I have to ask myself today, what do I do in times of sorrow? How do I react to others? Is there some way to actually turn my times of sorrow into some sort of good for someone else? Why should I? It's the time when I may want others to come to my rescue, to attend to my needs, to give me attention. And yet, maybe it's the time when Jesus asks me to have Faith, to sit with Him and to accept the gift of peace, to be an example to those around me. This lesson I read today is a tough lesson for me to even fathom. In the times of my greatest loss, of my greatest fear, of my greatest anxiety, how can I turn this into something good for others? How can I see beyond myself?

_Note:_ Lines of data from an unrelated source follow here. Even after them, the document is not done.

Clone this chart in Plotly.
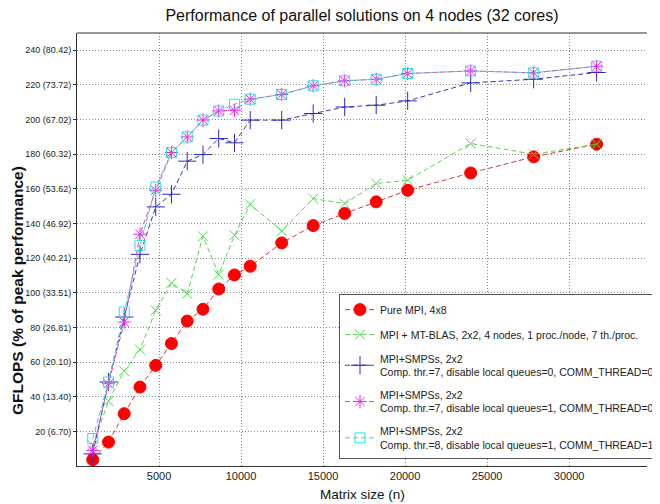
import plotly.graph_objects as go

# Matrix sizes (n)
matrix_size = [960, 1920, 2880, 3840, 4800, 5760, 6720, 7680, 8640, 9600, 10560,
               12480, 14400, 16320, 18240, 20160, 24000, 27840, 31680]

pure_mpi = [3.6, 13.8, 30.2, 45.6, 58.1, 70.7, 83.7, 90.5, 102.2, 110.3, 115.3,
            128.8, 138.8, 145.8, 152.5, 159.2, 169.2, 178.5, 185.8]
mt_blas = [12.0, 37.5, 54.8, 67.2, 89.9, 105.7, 99.5, 132.6, 110.5, 133.2, 151.1,
           135.7, 154.4, 151.5, 163.1, 165.0, 186.2, 180.0, 185.8]
smpss_a = [7.0, 48.5, 86.0, 122.2, 149.6, 156.9, 176.0, 179.8, 189.1, 186.6, 199.7,
           199.7, 203.5, 207.3, 208.3, 210.8, 221.2, 223.3, 227.2]
smpss_b = [9.0, 47.5, 83.1, 133.8, 159.2, 181.0, 190.0, 199.7, 205.0, 205.4, 211.8,
           214.5, 219.5, 222.4, 223.3, 226.6, 228.1, 227.0, 230.8]
smpss_c = [15.8, 48.5, 88.9, 127.4, 161.1, 181.0, 190.0, 199.7, 205.0, 208.9, 211.8,
           214.5, 219.5, 222.4, 223.3, 226.6, 228.1, 227.0, 230.8]

series_names = [
    "Pure MPI, 4x8",
    "MPI + MT-BLAS, 2x2, 4 nodes, 1 proc./node, 7 th./proc.",
    "MPI+SMPSs, 2x2<br>Comp. thr.=7, disable local queues=0, COMM_THREAD=0",
    "MPI+SMPSs, 2x2<br>Comp. thr.=7, disable local queues=1, COMM_THREAD=0",
    "MPI+SMPSs, 2x2<br>Comp. thr.=8, disable local queues=1, COMM_THREAD=1",
]

y_tickvals = [20, 40, 60, 80, 100, 120, 140, 160, 180, 200, 220, 240]
y_ticktext = ["20 (6.70)", "40 (13.40)", "60 (20.10)", "80 (26.81)", "100 (33.51)",
              "120 (40.21)", "140 (46.92)", "160 (53.62)", "180 (60.32)",
              "200 (67.02)", "220 (73.72)", "240 (80.42)"]
x_tickvals = [5000, 10000, 15000, 20000, 25000, 30000]
x_ticktext = ["5000", "10000", "15000", "20000", "25000", "30000"]

SANS = "Liberation Sans, Arial, Helvetica, sans-serif"

styles = [
    dict(color="#ff0000", line="#d03a3a", symbol="circle", size=12),
    dict(color="#3ee03e", line="#4fd84f", symbol="x-thin-open", size=10),
    dict(color="#2a2ab8", line="#3a3ab0", symbol="cross-thin-open", size=13),
    dict(color="#ee22ee", line="#d040d0", symbol="asterisk-open", size=11),
    dict(color="#33dddd", line="#44cccc", symbol="square-open", size=10),
]
data = [pure_mpi, mt_blas, smpss_a, smpss_b, smpss_c]

fig = go.Figure()
for i, (name, ys, st) in enumerate(zip(series_names, data, styles)):
    fig.add_trace(go.Scatter(
        x=matrix_size, y=ys, name=name, mode="lines+markers",
        legendgroup=f"g{i}",
        line=dict(color=st["line"], width=1, dash="5px,3px"),
        marker=dict(symbol=st["symbol"], size=st["size"], color=st["color"],
                    line=dict(color=st["color"], width=1)),
    ))

fig.add_shape(type="line", xref="paper", yref="paper", x0=0, x1=1, y0=1, y1=1,
              line=dict(color="#333333", width=1))

fig.add_annotation(text="<b>GFLOPS (% of peak performance)</b>", textangle=-90,
                   xref="paper", yref="paper", x=-0.1046, y=0.405,
                   xanchor="center", yanchor="middle", showarrow=False,
                   font=dict(family=SANS, size=15.5, color="#111111"))
fig.add_annotation(text="Matrix size (n)",
                   xref="paper", yref="paper", x=0.5, y=-0.065,
                   xanchor="center", yanchor="middle", showarrow=False,
                   font=dict(family=SANS, size=13.5, color="#111111"))

# The page adds an 8px body margin, so the figure is sized to fit the window.
fig.update_layout(
    width=652, height=496,
    margin=dict(l=69, r=0, t=25, b=38),
    paper_bgcolor="white", plot_bgcolor="white",
    title=dict(text="Performance of parallel solutions on 4 nodes (32 cores)",
               x=0.5, xref="paper", xanchor="center", y=0.986, yref="container",
               yanchor="middle",
               font=dict(family=SANS, size=16, color="#111111")),
    xaxis=dict(range=[0, 34750], tickvals=x_tickvals, ticktext=x_ticktext,
               automargin=False,
               showgrid=True, gridcolor="#888888", griddash="1px,2px", gridwidth=1,
               showline=True, linecolor="#333333", linewidth=1, zeroline=False,
               ticks="", tickfont=dict(family=SANS, size=11, color="#222222")),
    yaxis=dict(range=[0, 250], tickvals=y_tickvals, ticktext=y_ticktext,
               automargin=False,
               showgrid=True, gridcolor="#888888", griddash="1px,2px", gridwidth=1,
               showline=True, linecolor="#333333", linewidth=1, zeroline=False,
               ticks="outside", ticklen=3, tickcolor="#333333",
               tickfont=dict(family=SANS, size=9, color="#222222")),
    legend=dict(x=0.4597, y=0.397, xanchor="left", yanchor="top",
                bgcolor="white", bordercolor="#555555", borderwidth=1,
                font=dict(family=SANS, size=10.5, color="#222222"),
                tracegroupgap=6, itemwidth=30),
    showlegend=True,
)

fig.write_html("out.html")
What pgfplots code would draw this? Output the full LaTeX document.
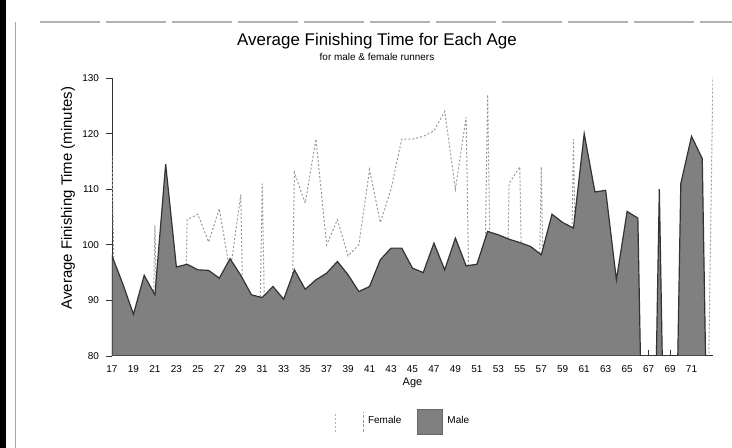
\documentclass[border=0pt]{standalone}
\usepackage{pgfplots}
\pgfplotsset{compat=1.18}
\usepackage{fontspec}
\setmainfont{Liberation Sans}
\definecolor{malefill}{gray}{0.5}
\definecolor{maleedge}{gray}{0.2}
\definecolor{femline}{gray}{0.6}
\pgfplotstableread{
age time
17 98
18 93
19 87.5
20 94.5
21 91
22 114.5
23 96
24 96.5
25 95.5
26 95.4
27 94
28 97.5
29 94.5
30 91
31 90.5
32 92.5
33 90.2
34 95.5
35 92
36 93.7
37 94.9
38 97
39 94.6
40 91.6
41 92.5
42 97.3
43 99.4
44 99.4
45 95.8
46 95
47 100.3
48 95.5
49 101.2
50 96.2
51 96.5
52 102.4
53 101.8
54 101
55 100.4
56 99.7
57 98.2
58 105.5
59 104
60 103
61 120
62 109.5
63 109.8
64 93.7
65 106
66 104.8
67 0
68 110
69 0
70 111
71 119.5
72 115.5
73 0
}\maletable
\pgfplotstableread{
age time
17 116
18 0
19 0
20 0
21 103.5
22 0
23 0
24 104.5
25 105.5
26 100.5
27 106.5
28 95
29 109
30 0
31 111
32 0
33 0
34 113
35 107.5
36 119
37 100
38 104.5
39 98
40 100
41 113.5
42 104
43 110
44 119
45 119
46 119.5
47 120.5
48 124
49 110
50 123
51 0
52 127
53 0
54 111
55 114
56 0
57 114
58 0
59 0
60 119
61 0
62 0
63 0
64 0
65 0
66 0
67 0
68 0
69 0
70 0
71 0
72 0
73 131
}\femaletable
\begin{document}
\begin{tikzpicture}
\useasboundingbox (0,0) rectangle (366bp,224bp);
\fill[black] (0,0) rectangle (3bp,224bp);
\draw[gray!70, line width=0.5bp] (7.5bp,0) -- (7.5bp,213bp);
\draw[gray!60, line width=0.6bp, dash pattern=on 30bp off 3bp] (20bp,213bp) -- (366bp,213bp);
\node[font=\fontsize{8.5}{10}\selectfont] at (188.5bp,203.5bp) {Average Finishing Time for Each Age};
\node[font=\fontsize{5}{6}\selectfont] at (188.5bp,195.5bp) {for male \& female runners};
\begin{axis}[
  at={(56bp,46bp)}, anchor=south west,
  scale only axis, width=300.5bp, height=139bp,
  xmin=17, xmax=73, ymin=80, ymax=130,
  axis lines*=left,
  axis line style={line width=0.5bp, black!80},
  xtick={17,19,...,71}, minor xtick={18,20,...,72},
  ytick={80,90,...,130},
  xtick align=inside, ytick align=outside,
  major tick length=3bp, minor tick length=2bp,
  tick style={black!80, line width=0.4bp},
  /pgf/number format/assume math mode=true,
  tick label style={font=\fontsize{5}{6}\selectfont},
  xticklabel style={yshift=-1.5bp},
  xlabel={Age},
  ylabel={Average Finishing Time (minutes)},
  xlabel style={at={(axis description cs:0.5,-0.097)}, anchor=center, font=\fontsize{5.5}{6.6}\selectfont},
  ylabel style={at={(axis description cs:-0.0732,0.568)}, anchor=center, font=\fontsize{7.5}{9}\selectfont},
  legend style={at={(axis description cs:0.486,-0.237)}, anchor=center, draw=none, fill=none,
    legend columns=-1, font=\fontsize{5}{6}\selectfont,
    /tikz/every even column/.append style={column sep=6bp}},
]
\addplot[femline, line width=0.5bp, dash pattern=on 1bp off 1bp,
  legend image code/.code={
    \draw[gray!60,line width=0.5bp] (-3bp,-5bp)--(-3bp,5bp);
    \draw[femline,line width=0.5bp,dash pattern=on 1.5bp off 0.8bp] (11bp,-5bp)--(11bp,5bp);}]
  table[x=age,y=time] {\femaletable};
\addlegendentry{Female}
\addplot[fill=malefill, draw=maleedge, line width=0.6bp,
  legend image code/.code={
    \filldraw[fill=malefill,draw=malefill!80!black] (0bp,-6.25bp) rectangle (12.5bp,6.25bp);}]
  table[x=age,y=time] {\maletable} \closedcycle;
\addlegendentry{Male}
\end{axis}
\end{tikzpicture}
\end{document}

Jesus tells me today that especially in my darkest moments, in my brokenness, in my sorrow, I am to have faith. He will bring me peace. He will cleanse me of my sins. He will be my consolation.
My mother has always, and I have mentioned it before, told us to "wash feet". She has passed on the idea that until we have been in someone else' shoes, we have no idea. Maybe it is times such as this, our own times of sadness, or fear, or anxiety, that we can understand just what others go through and we can ourselves be witnesses to what it means to truly have Faith.
Today, as I envision this woman's tears washing the feet of Christ, may I learn to wash, may I take the time, may I make a difference, and most of all, may I not say a word and simply have Faith.